国土交通部は、公的支援民間賃貸連携型整備事業が円滑に進むよう、賃貸住宅の売買価格算定基準を合理的に調整し、一般分譲を一部認めるなど制度を改善すると8日に明らかにした。
今回の措置は、工事費の上昇などで連携型整備事業の事業性が悪化し事業が遅延している状況を改善し、事業が再び正常に推進されるよう支援するためのものだ。
連携型整備事業は2015年に導入され、一般分譲分の全てを賃貸事業者(リート等)が買い取り、民間賃貸住宅として供給する方式である。未分譲リスクを解消し、都心の老朽地域の整備を促進してきた。しかし賃貸住宅の売買価格が事業施行認可の時点で固定され、工事費が上昇するに従って事業性が悪化し、組合員負担金が増加して事業が遅延する問題が継続的に提起されてきた。
こうした問題点を改善するため、国土交通部はまず相場再調査の許容要件を合理的に見直した。現在は、事業施行計画認可告示月から相場再調査の依頼月まで建設工事費指数が20%以上増加した場合、当初の管理処分認可の時点を基準に相場再調査が可能だ。

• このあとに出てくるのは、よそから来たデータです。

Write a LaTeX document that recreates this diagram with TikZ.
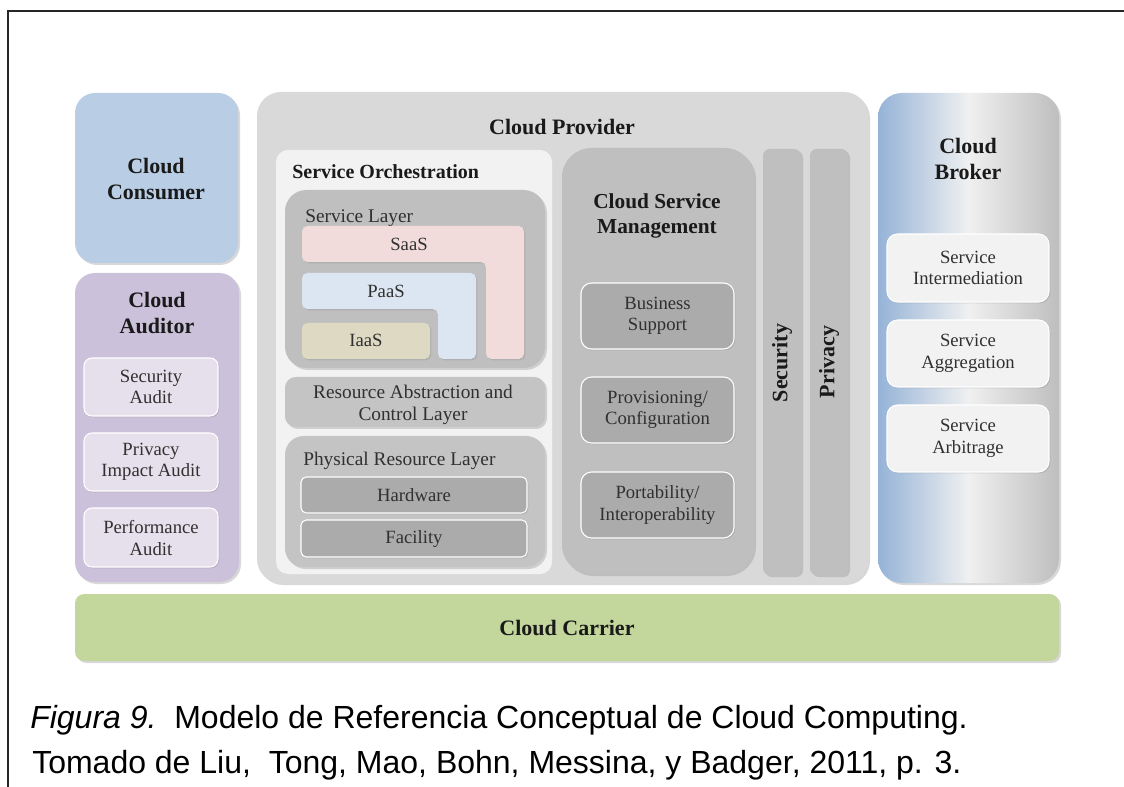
\documentclass[tikz,border=0pt]{standalone}
\usepackage{fontspec}
\setmainfont{Liberation Serif}
\newfontfamily\capfont{Liberation Sans}
\usetikzlibrary{shadows}
\definecolor{consumerc}{HTML}{B9CDE5}
\definecolor{auditorc}{HTML}{CCC1DA}
\definecolor{auditsubc}{HTML}{E6E0EC}
\definecolor{providerc}{HTML}{D9D9D9}
\definecolor{orchc}{HTML}{F2F2F2}
\definecolor{layerc}{HTML}{BFBFBF}
\definecolor{layertwoc}{HTML}{C4C4C4}
\definecolor{darkboxc}{HTML}{ABABAB}
\definecolor{saasc}{HTML}{F2DCDB}
\definecolor{paasc}{HTML}{DCE6F2}
\definecolor{iaasc}{HTML}{DDD9C3}
\definecolor{carrierc}{HTML}{C3D69B}
\definecolor{brokerblue}{HTML}{95B3D7}
\definecolor{brokermid}{HTML}{F0F0F0}
\definecolor{brokergrey}{HTML}{BEBEBE}
\definecolor{subwhitec}{HTML}{F2F2F2}
\definecolor{txtc}{HTML}{1A1A1A}
\definecolor{subtxtc}{HTML}{303030}
\tikzset{
  shad/.style={drop shadow={opacity=0.3, shadow xshift=1.5pt, shadow yshift=-1.5pt}},
  shadsmall/.style={drop shadow={opacity=0.25, shadow xshift=1pt, shadow yshift=-1pt}},
  head/.style={font=\fontsize{16.5}{19}\selectfont\bfseries, text=txtc, align=center, inner sep=0pt},
  orchtitle/.style={font=\fontsize{15}{18}\selectfont\bfseries, text=txtc, inner sep=0pt},
  lab/.style={font=\fontsize{14.5}{16}\selectfont, text=subtxtc, align=center, inner sep=0pt},
  sub/.style={font=\fontsize{14}{16}\selectfont, text=subtxtc, align=center, inner sep=0pt},
  vert/.style={font=\fontsize{16.5}{19}\selectfont\bfseries, text=txtc, rotate=90, inner sep=0pt},
  captext/.style={font=\capfont\fontsize{24}{28}\selectfont, text=black, inner sep=0pt},
  frameline/.style={line width=1pt, black!85},
  whitebox/.style={draw=white, line width=0.8pt, rounded corners=6pt},
}
\begin{document}
\begin{tikzpicture}[x=0.75pt,y=-0.75pt]
\useasboundingbox (0,0) rectangle (1124,787);
\fill[white] (0,0) rectangle (1124,787);
\draw[frameline] (8,787) -- (8,11) -- (1124,11);

% Cloud Consumer
\fill[consumerc, rounded corners=15pt, shad] (75,93) rectangle (238,263);
\node[head] (consumer) at (156,179) {Cloud\\Consumer};

% Cloud Auditor
\fill[auditorc, rounded corners=15pt, shad] (75,273) rectangle (239,582);
\node[head] (auditor) at (157,313) {Cloud\\Auditor};
\filldraw[fill=auditsubc, whitebox, shadsmall] (84,358) rectangle (218,416);
\node[sub] (secaudit) at (151,387) {Security\\Audit};
\filldraw[fill=auditsubc, whitebox, shadsmall] (84,433) rectangle (218,491);
\node[sub] (privaudit) at (151,462) {Privacy\\Impact Audit};
\filldraw[fill=auditsubc, whitebox, shadsmall] (84,508) rectangle (218,567);
\node[sub] (perfaudit) at (151,538) {Performance\\Audit};

% Cloud Provider
\fill[providerc, rounded corners=18pt, shad] (257,92) rectangle (868,583);
\node[head, anchor=base] (provider) at (562,135) {Cloud Provider};

% Service Orchestration
\fill[orchc, rounded corners=9pt] (276,150) rectangle (552,574);
\node[orchtitle, anchor=base west] (orch) at (292,179) {Service Orchestration};

% Service Layer
\fill[layerc, rounded corners=16pt, shad] (285,190) rectangle (545,368);
\node[lab, anchor=base west] (slayer) at (305,223) {Service Layer};
\fill[saasc, rounded corners=4pt, shadsmall] (302,226) -- (524,226) -- (524,359) -- (486,359) -- (486,262) -- (302,262) -- cycle;
\node[sub, anchor=base] (saas) at (409,251) {SaaS};
\fill[paasc, rounded corners=4pt, shadsmall] (302,273) -- (476,273) -- (476,359) -- (438,359) -- (438,309) -- (302,309) -- cycle;
\node[sub, anchor=base] (paas) at (386,298) {PaaS};
\fill[iaasc, rounded corners=4pt, shadsmall] (302,323) rectangle (430,359);
\node[sub, anchor=base] (iaas) at (366,347) {IaaS};

% Resource Abstraction and Control Layer
\fill[layertwoc, rounded corners=8pt, shad] (285,377) rectangle (545,427);
\node[lab] (resabs) at (413,405) {Resource Abstraction and\\Control Layer};

% Physical Resource Layer
\fill[layertwoc, rounded corners=14pt, shad] (285,436) rectangle (545,567);
\node[lab, anchor=base west] (phys) at (303,466) {Physical Resource Layer};
\filldraw[fill=darkboxc, whitebox, rounded corners=4pt, shadsmall] (301,477) rectangle (527,513);
\node[sub] (hardware) at (414,495) {Hardware};
\filldraw[fill=darkboxc, whitebox, rounded corners=4pt, shadsmall] (301,520) rectangle (527,557);
\node[sub] (facility) at (414,539) {Facility};

% Cloud Service Management
\fill[layerc, rounded corners=22pt, shad] (562,148) rectangle (754,574);
\node[head, font=\fontsize{16}{19}\selectfont\bfseries] (csm) at (657,216) {Cloud Service\\Management};
\filldraw[fill=darkboxc, whitebox, rounded corners=8pt, shadsmall] (581,283) rectangle (734,349);
\node[sub] (business) at (657.5,316) {Business\\Support};
\filldraw[fill=darkboxc, whitebox, rounded corners=8pt, shadsmall] (581,377) rectangle (734,443);
\node[sub] (prov) at (657.5,410) {Provisioning/\\Configuration};
\filldraw[fill=darkboxc, whitebox, rounded corners=8pt, shadsmall] (581,472) rectangle (734,538);
\node[sub] (port) at (657.5,505) {Portability/\\Interoperability};

% Security and Privacy
\fill[layerc, rounded corners=5pt, shad] (763,149) rectangle (801,575);
\node[vert] (security) at (782,363) {Security};
\fill[layerc, rounded corners=5pt, shad] (810,149) rectangle (848,575);
\node[vert] (privacy) at (829,362) {Privacy};

% Cloud Broker
\path[left color=brokerblue, right color=brokergrey, middle color=brokermid, rounded corners=18pt, shad] (878,93) rectangle (1059,583);
\node[head] (broker) at (968,159) {Cloud\\Broker};
\filldraw[fill=subwhitec, whitebox, rounded corners=8pt, shadsmall] (887,234) rectangle (1049,302);
\node[sub] (intermed) at (968,268) {Service\\Intermediation};
\filldraw[fill=subwhitec, whitebox, rounded corners=8pt, shadsmall] (887,320) rectangle (1049,387);
\node[sub] (aggreg) at (968,353.5) {Service\\Aggregation};
\filldraw[fill=subwhitec, whitebox, rounded corners=8pt, shadsmall] (887,405) rectangle (1049,472);
\node[sub] (arbit) at (968,438.5) {Service\\Arbitrage};

% Cloud Carrier
\fill[carrierc, rounded corners=7pt, shad] (75,594) rectangle (1059,661);
\node[head] (carrier) at (567,628) {Cloud Carrier};

% Caption
\node[captext, anchor=base west] (cap1) at (30,728) {\textit{Figura 9.}\ \ Modelo de Referencia Conceptual de Cloud Computing.};
\node[captext, anchor=base west] (cap2) at (32,773) {Tomado de Liu,\ \ Tong, Mao, Bohn, Messina, y Badger, 2011, p. 3.};
\end{tikzpicture}
\end{document}
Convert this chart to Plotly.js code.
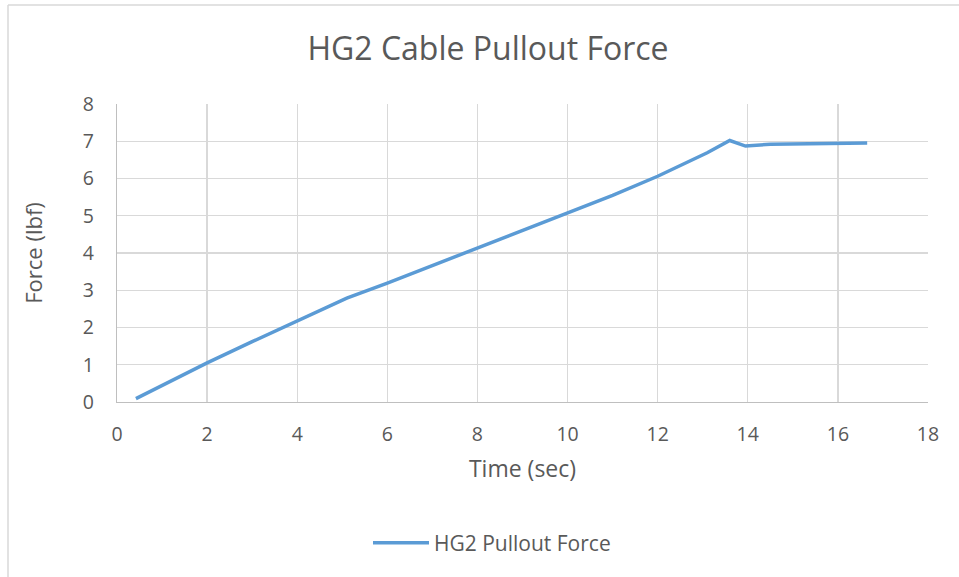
<!DOCTYPE html>
<html>
<head>
<meta charset="utf-8">
<script src="https://cdn.plot.ly/plotly-3.0.1.min.js"></script>
<style>
html,body{margin:0;padding:0;background:#fff;}
#chart{width:959px;height:577px;}
</style>
</head>
<body>
<div id="chart"></div>
<script>
const timeSec = [0.42, 1.0, 2.0, 3.0, 4.0, 5.1, 6.0, 7.0, 8.0, 9.0, 10.0, 11.0, 12.0, 13.1, 13.6, 13.95, 14.5, 15.5, 16.65];
const forceLbf = [0.09, 0.44, 1.05, 1.62, 2.17, 2.79, 3.19, 3.66, 4.13, 4.59, 5.06, 5.55, 6.06, 6.69, 7.02, 6.87, 6.92, 6.93, 6.95];
const seriesName = "HG2 Pullout Force";
const chartTitle = "HG2 Cable Pullout Force";
const xTitle = "Time (sec)";
const yTitle = "Force (lbf)";

const W = 959, H = 577;
const L = 117, R = 31, T = 104, B = 175;
const pw = W - L - R, ph = H - T - B;
const font = "Open Sans, Liberation Sans, sans-serif";

Plotly.newPlot("chart", [{
  x: timeSec, y: forceLbf, type: "scatter", mode: "lines", name: seriesName,
  line: {color: "#5b9bd5", width: 3.5}
}], {
  width: W, height: H,
  margin: {l: L, r: R, t: T, b: B},
  paper_bgcolor: "#fff", plot_bgcolor: "#fff",
  font: {family: font, color: "#595959"},
  title: {text: chartTitle, font: {size: 32, color: "#595959", family: font}, x: 488/W, xanchor: "center", y: 1 - 49/H, yanchor: "middle"},
  xaxis: {range: [0, 18], dtick: 2, showgrid: true, gridcolor: "#d9d9d9", gridwidth: 1.3,
    showline: true, linecolor: "#bfbfbf", linewidth: 1.3, zeroline: false, ticks: "",
    tickfont: {size: 19.5, color: "#595959"}, ticklabelstandoff: 14,
    title: {text: xTitle, font: {size: 23, color: "#595959"}, standoff: 15}},
  yaxis: {range: [0, 8], dtick: 1, showgrid: true, gridcolor: "#d9d9d9", gridwidth: 1.3,
    showline: true, linecolor: "#bfbfbf", linewidth: 1.3, zeroline: false, ticks: "",
    tickfont: {size: 19.5, color: "#595959"}, ticklabelstandoff: 18,
    title: {text: yTitle, font: {size: 22, color: "#595959"}, standoff: 34}},
  showlegend: true,
  legend: {orientation: "h", x: (492 - L)/pw, xanchor: "center", y: -(543 - 402)/ph, yanchor: "middle",
    font: {size: 21, color: "#595959"}, itemwidth: 56},
  shapes: [
    {type: "line", xref: "paper", yref: "paper", x0: (8 - L)/pw, x1: (W + 5 - L)/pw, y0: 1 + (T - 5)/ph, y1: 1 + (T - 5)/ph, line: {color: "#d9d9d9", width: 1.5}},
    {type: "line", xref: "paper", yref: "paper", x0: (8 - L)/pw, x1: (8 - L)/pw, y0: 1 + (T - 5)/ph, y1: -(B + 5)/ph, line: {color: "#d9d9d9", width: 1.5}}
  ]
}, {displayModeBar: false, staticPlot: true});
</script>
</body>
</html>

ただし事業施行認可の告示後3年が経過して相場再調査を依頼する場合には、直近3年間の建設工事費指数の上昇率のみを反映するよう制限している。そのため、事業施行認可の告示後3年が経過した状態で相場再調査を依頼しようとする事業場では、数年間にわたり工事費が上昇していたにもかかわらず、直近3年間の工事費増加率が20%に満たなければ相場再調査が不可能という問題があった。
改正された規定によると、事業施行認可の告示時点から相場再調査を依頼する時点までの全期間で建設工事費指数が20%以上上昇した場合には、当初の管理処分計画認可基準で相場を再調査できる。これにより国土交通部は、工事費の増加分が現実的に反映され、整備事業の事業性が回復し、事業が円滑に推進されると期待している。
あわせて、一般分譲分の全てを賃貸リートに売却する構造を見直し、一部について一般分譲を認める。一般的な整備事業では一般分譲価格が上昇する場合に事業性の改善が可能であるのに対し、連携型整備事業は組合が一般分譲分を賃貸リートに固定額で全量売却する事業であり、一般分譲が原則不可能なため、このような事業性の確保が難しかった。
しかし連携型整備事業の趣旨が住宅供給の活性化である点を踏まえると、工事費上昇などで悪化した事業性を改善し再び正常に推進する必要があるため、国土交通部は一部物量の一般分譲を認めることにした。ただし、公的支援民間賃貸事業の実施により緩和を受けた容積率に該当する物量は賃貸住宅として供給することで、制度の趣旨と公共性は維持する。
今回の制度改善が施行されれば、国土交通部は、工事費上昇などで事業性が悪化した事業場で相場再調査と一般分譲への転換を活用できるようになり、事業性が改善され、整備事業の推進に弾みがつくと期待している。
国土交通部のチョ・ミンウ住宅整備課長は「今回の制度改善により、全国で約4万世帯程度の連携型整備事業の推進に弾みがつくと期待される」と述べ、「都心で良質な住宅が迅速に供給されるよう、住宅供給拡大方案(9・7対策)に含まれた整備事業制度の総合的な改編を支障なく推進していく」と語った。